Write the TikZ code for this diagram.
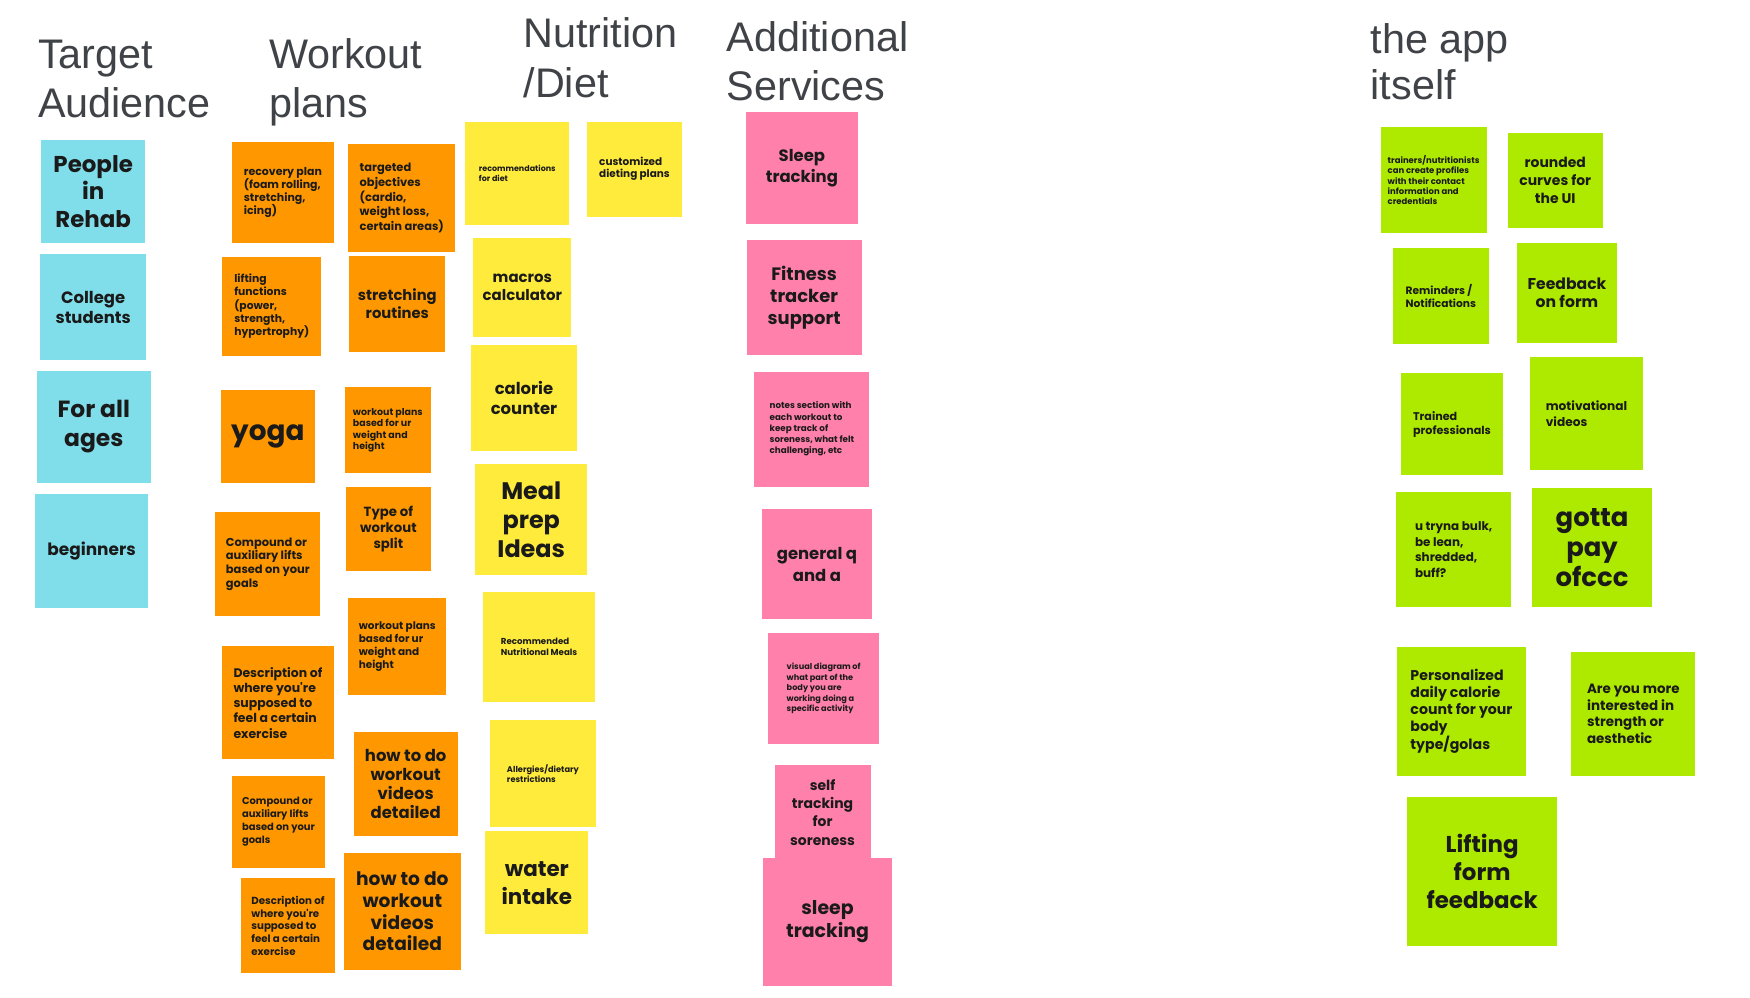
\documentclass[tikz,border=0pt]{standalone}
\usepackage{fontspec}
\setmainfont{Liberation Sans}
\newfontfamily\stf{Poppins}
\usetikzlibrary{fit}
\definecolor{cy}{HTML}{80DEEA}
\definecolor{orn}{HTML}{FF9800}
\definecolor{yel}{HTML}{FFEB3B}
\definecolor{pnk}{HTML}{FF80AB}
\definecolor{lim}{HTML}{AEEA00}
\definecolor{hdr}{HTML}{3F4246}
\definecolor{txt}{HTML}{1A1A1A}
\tikzset{
  stk/.style={inner sep=0pt, outer sep=0pt},
  stktxt/.style={inner sep=0pt, outer sep=0pt, text=txt, anchor=center},
  hd/.style={anchor=base west, inner sep=0pt, text=hdr, font=\fontsize{41.5}{48}\selectfont}
}
\newcommand\stk[8]{%
  \node[stk,fill=#2,fit={(#3) (#4)}] (#1) {};
  \node[stktxt,font={\stf\bfseries\fontsize{#5}{#6}\selectfont},align=#7] (#1-t) at (#1.center) {#8};}
\begin{document}
\begin{tikzpicture}[x=1.11607bp,y=-1.11607bp]
\useasboundingbox (0,0) rectangle (1568,894);
\fill[white] (0,0) rectangle (1568,894);
% headers
\node[hd] (hA1) at (34,61) {Target};
\node[hd] (hA2) at (34,105) {Audience};
\node[hd] (hW1) at (241,61) {Workout};
\node[hd] (hW2) at (241,105) {plans};
\node[hd] (hN1) at (469,43) {Nutrition};
\node[hd] (hN2) at (469,87) {/Diet};
\node[hd] (hS1) at (651,46) {Additional};
\node[hd] (hS2) at (651,90) {Services};
\node[hd] (hT1) at (1228,47.5) {the app};
\node[hd] (hT2) at (1228,89.5) {itself};
% target audience
\stk{aP}{cy}{37,125}{130,218}{23}{27.5}{center}{People\\in\\Rehab}
\stk{aC}{cy}{36,228}{131,323}{16.5}{20}{center}{College\\students}
\stk{aF}{cy}{33,332}{135,433}{23.5}{29}{center}{For all\\ages}
\stk{aB}{cy}{31,443}{133,545}{17}{20}{center}{beginners}
% workout plans
\stk{w1}{orn}{208,127}{299,218}{11}{13.3}{left}{recovery plan\\(foam rolling,\\stretching,\\icing)}
\stk{w2}{orn}{312,129}{408,226}{11.5}{14.7}{left}{targeted\\objectives\\(cardio,\\weight loss,\\certain areas)}
\stk{w3}{orn}{199,230}{288,319}{10.8}{13.3}{left}{lifting\\functions\\(power,\\strength,\\hypertrophy)}
\stk{w4}{orn}{313,229}{399,315}{14.8}{18}{center}{stretching\\routines}
\stk{w5}{orn}{198,349}{282,433}{28}{32}{center}{yoga}
\stk{w6}{orn}{309,347}{386,424}{9.5}{11.4}{left}{workout plans\\based for ur\\weight and\\height}
\stk{w7}{orn}{310,436}{386,512}{13.3}{16}{center}{Type of\\workout\\split}
\stk{w8}{orn}{193,459}{287,552}{11.5}{13.8}{left}{Compound or\\auxiliary lifts\\based on your\\goals}
\stk{w9}{orn}{312,536}{400,623}{10.5}{13}{left}{workout plans\\based for ur\\weight and\\height}
\stk{w10}{orn}{199,579}{299,680}{12.5}{15.3}{left}{Description of\\where you're\\supposed to\\feel a certain\\exercise}
\stk{w11}{orn}{317,656}{410,749}{16.5}{19.3}{center}{how to do\\workout\\videos\\detailed}
\stk{w12}{orn}{208,695}{291,778}{10}{13}{left}{Compound or\\auxiliary lifts\\based on your\\goals}
\stk{w13}{orn}{308,764}{413,869}{18.7}{22}{center}{how to do\\workout\\videos\\detailed}
\stk{w14}{orn}{216,787}{300,872}{10.3}{12.8}{left}{Description of\\where you're\\supposed to\\feel a certain\\exercise}
% nutrition
\stk{n1}{yel}{417,109}{510,202}{8}{10}{left}{recommendations\\for diet}
\stk{n2}{yel}{526,109}{611,194}{10.5}{12.3}{left}{customized\\dieting plans}
\stk{n3}{yel}{424,213}{512,302}{15}{18.5}{center}{macros\\calculator}
\stk{n4}{yel}{422,309}{517,404}{16.5}{20}{center}{calorie\\counter}
\stk{n5}{yel}{426,416}{526,515}{24}{29}{center}{Meal\\prep\\Ideas}
\stk{n6}{yel}{433,530}{533,629}{8.7}{11}{left}{Recommended\\Nutritional Meals}
\stk{n7}{yel}{439,645}{534,741}{8.3}{10}{left}{Allergies/dietary\\restrictions}
\stk{n8}{yel}{435,745}{527,837}{21.5}{28}{center}{water\\intake}
% additional services
\stk{s1}{pnk}{668,100}{769,201}{16.5}{21}{center}{Sleep\\tracking}
\stk{s2}{pnk}{669,215}{772,318}{18}{22}{center}{Fitness\\tracker\\support}
\stk{s3}{pnk}{676,333}{779,436}{8.8}{11.3}{left}{notes section with\\each workout to\\keep track of\\soreness, what felt\\challenging, etc}
\stk{s4}{pnk}{683,456}{781,555}{16.5}{22}{center}{general q\\and a}
\stk{s5}{pnk}{688,567}{788,667}{8.2}{10.5}{left}{visual diagram of\\what part of the\\body you are\\working doing a\\specific activity}
\stk{s6}{pnk}{694,685}{780,771}{14}{18.2}{center}{self\\tracking\\for\\soreness}
\stk{s7}{pnk}{684,769}{799,883}{19}{23.4}{center}{sleep\\tracking}
% the app itself
\stk{g1}{lim}{1237,114}{1332,209}{8.5}{10.4}{left}{trainers/nutritionists\\can create profiles\\with their contact\\information and\\credentials}
\stk{g2}{lim}{1351,119}{1436,204}{14}{17.8}{center}{rounded\\curves for\\the UI}
\stk{g3}{lim}{1248,222}{1334,308}{10.7}{13}{left}{Reminders /\\Notifications}
\stk{g4}{lim}{1359,218}{1449,307}{15.7}{18}{center}{Feedback\\on form}
\stk{g5}{lim}{1255,334}{1347,426}{11.2}{14}{left}{Trained\\professionals}
\stk{g6}{lim}{1371,320}{1472,421}{12.2}{15.5}{left}{motivational\\videos}
\stk{g7}{lim}{1251,441}{1354,544}{12}{15.5}{left}{u tryna bulk,\\be lean,\\shredded,\\buff?}
\stk{g8}{lim}{1373,437}{1480,544}{26}{30}{center}{gotta\\pay\\ofccc}
\stk{g9}{lim}{1252,580}{1367,695}{14.2}{17}{left}{Personalized\\daily calorie\\count for your\\body\\type/golas}
\stk{g10}{lim}{1408,584}{1519,695}{13.5}{16.5}{left}{Are you more\\interested in\\strength or\\aesthetic}
\stk{g11}{lim}{1261,714}{1395,848}{23}{28}{center}{Lifting\\form\\feedback}
\end{tikzpicture}
\end{document}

════════════════

* Task requirements: Transcribe each line above verbatim, with the pictures left out.

* Solution:
Write the TikZ code for this diagram.
\documentclass[tikz,border=0pt]{standalone}
\usepackage{fontspec}
\setmainfont{Liberation Sans}
\newfontfamily\stf{Poppins}
\usetikzlibrary{fit}
\definecolor{cy}{HTML}{80DEEA}
\definecolor{orn}{HTML}{FF9800}
\definecolor{yel}{HTML}{FFEB3B}
\definecolor{pnk}{HTML}{FF80AB}
\definecolor{lim}{HTML}{AEEA00}
\definecolor{hdr}{HTML}{3F4246}
\definecolor{txt}{HTML}{1A1A1A}
\tikzset{
  stk/.style={inner sep=0pt, outer sep=0pt},
  stktxt/.style={inner sep=0pt, outer sep=0pt, text=txt, anchor=center},
  hd/.style={anchor=base west, inner sep=0pt, text=hdr, font=\fontsize{41.5}{48}\selectfont}
}
\newcommand\stk[8]{%
  \node[stk,fill=#2,fit={(#3) (#4)}] (#1) {};
  \node[stktxt,font={\stf\bfseries\fontsize{#5}{#6}\selectfont},align=#7] (#1-t) at (#1.center) {#8};}
\begin{document}
\begin{tikzpicture}[x=1.11607bp,y=-1.11607bp]
\useasboundingbox (0,0) rectangle (1568,894);
\fill[white] (0,0) rectangle (1568,894);
% headers
\node[hd] (hA1) at (34,61) {Target};
\node[hd] (hA2) at (34,105) {Audience};
\node[hd] (hW1) at (241,61) {Workout};
\node[hd] (hW2) at (241,105) {plans};
\node[hd] (hN1) at (469,43) {Nutrition};
\node[hd] (hN2) at (469,87) {/Diet};
\node[hd] (hS1) at (651,46) {Additional};
\node[hd] (hS2) at (651,90) {Services};
\node[hd] (hT1) at (1228,47.5) {the app};
\node[hd] (hT2) at (1228,89.5) {itself};
% target audience
\stk{aP}{cy}{37,125}{130,218}{23}{27.5}{center}{People\\in\\Rehab}
\stk{aC}{cy}{36,228}{131,323}{16.5}{20}{center}{College\\students}
\stk{aF}{cy}{33,332}{135,433}{23.5}{29}{center}{For all\\ages}
\stk{aB}{cy}{31,443}{133,545}{17}{20}{center}{beginners}
% workout plans
\stk{w1}{orn}{208,127}{299,218}{11}{13.3}{left}{recovery plan\\(foam rolling,\\stretching,\\icing)}
\stk{w2}{orn}{312,129}{408,226}{11.5}{14.7}{left}{targeted\\objectives\\(cardio,\\weight loss,\\certain areas)}
\stk{w3}{orn}{199,230}{288,319}{10.8}{13.3}{left}{lifting\\functions\\(power,\\strength,\\hypertrophy)}
\stk{w4}{orn}{313,229}{399,315}{14.8}{18}{center}{stretching\\routines}
\stk{w5}{orn}{198,349}{282,433}{28}{32}{center}{yoga}
\stk{w6}{orn}{309,347}{386,424}{9.5}{11.4}{left}{workout plans\\based for ur\\weight and\\height}
\stk{w7}{orn}{310,436}{386,512}{13.3}{16}{center}{Type of\\workout\\split}
\stk{w8}{orn}{193,459}{287,552}{11.5}{13.8}{left}{Compound or\\auxiliary lifts\\based on your\\goals}
\stk{w9}{orn}{312,536}{400,623}{10.5}{13}{left}{workout plans\\based for ur\\weight and\\height}
\stk{w10}{orn}{199,579}{299,680}{12.5}{15.3}{left}{Description of\\where you're\\supposed to\\feel a certain\\exercise}
\stk{w11}{orn}{317,656}{410,749}{16.5}{19.3}{center}{how to do\\workout\\videos\\detailed}
\stk{w12}{orn}{208,695}{291,778}{10}{13}{left}{Compound or\\auxiliary lifts\\based on your\\goals}
\stk{w13}{orn}{308,764}{413,869}{18.7}{22}{center}{how to do\\workout\\videos\\detailed}
\stk{w14}{orn}{216,787}{300,872}{10.3}{12.8}{left}{Description of\\where you're\\supposed to\\feel a certain\\exercise}
% nutrition
\stk{n1}{yel}{417,109}{510,202}{8}{10}{left}{recommendations\\for diet}
\stk{n2}{yel}{526,109}{611,194}{10.5}{12.3}{left}{customized\\dieting plans}
\stk{n3}{yel}{424,213}{512,302}{15}{18.5}{center}{macros\\calculator}
\stk{n4}{yel}{422,309}{517,404}{16.5}{20}{center}{calorie\\counter}
\stk{n5}{yel}{426,416}{526,515}{24}{29}{center}{Meal\\prep\\Ideas}
\stk{n6}{yel}{433,530}{533,629}{8.7}{11}{left}{Recommended\\Nutritional Meals}
\stk{n7}{yel}{439,645}{534,741}{8.3}{10}{left}{Allergies/dietary\\restrictions}
\stk{n8}{yel}{435,745}{527,837}{21.5}{28}{center}{water\\intake}
% additional services
\stk{s1}{pnk}{668,100}{769,201}{16.5}{21}{center}{Sleep\\tracking}
\stk{s2}{pnk}{669,215}{772,318}{18}{22}{center}{Fitness\\tracker\\support}
\stk{s3}{pnk}{676,333}{779,436}{8.8}{11.3}{left}{notes section with\\each workout to\\keep track of\\soreness, what felt\\challenging, etc}
\stk{s4}{pnk}{683,456}{781,555}{16.5}{22}{center}{general q\\and a}
\stk{s5}{pnk}{688,567}{788,667}{8.2}{10.5}{left}{visual diagram of\\what part of the\\body you are\\working doing a\\specific activity}
\stk{s6}{pnk}{694,685}{780,771}{14}{18.2}{center}{self\\tracking\\for\\soreness}
\stk{s7}{pnk}{684,769}{799,883}{19}{23.4}{center}{sleep\\tracking}
% the app itself
\stk{g1}{lim}{1237,114}{1332,209}{8.5}{10.4}{left}{trainers/nutritionists\\can create profiles\\with their contact\\information and\\credentials}
\stk{g2}{lim}{1351,119}{1436,204}{14}{17.8}{center}{rounded\\curves for\\the UI}
\stk{g3}{lim}{1248,222}{1334,308}{10.7}{13}{left}{Reminders /\\Notifications}
\stk{g4}{lim}{1359,218}{1449,307}{15.7}{18}{center}{Feedback\\on form}
\stk{g5}{lim}{1255,334}{1347,426}{11.2}{14}{left}{Trained\\professionals}
\stk{g6}{lim}{1371,320}{1472,421}{12.2}{15.5}{left}{motivational\\videos}
\stk{g7}{lim}{1251,441}{1354,544}{12}{15.5}{left}{u tryna bulk,\\be lean,\\shredded,\\buff?}
\stk{g8}{lim}{1373,437}{1480,544}{26}{30}{center}{gotta\\pay\\ofccc}
\stk{g9}{lim}{1252,580}{1367,695}{14.2}{17}{left}{Personalized\\daily calorie\\count for your\\body\\type/golas}
\stk{g10}{lim}{1408,584}{1519,695}{13.5}{16.5}{left}{Are you more\\interested in\\strength or\\aesthetic}
\stk{g11}{lim}{1261,714}{1395,848}{23}{28}{center}{Lifting\\form\\feedback}
\end{tikzpicture}
\end{document}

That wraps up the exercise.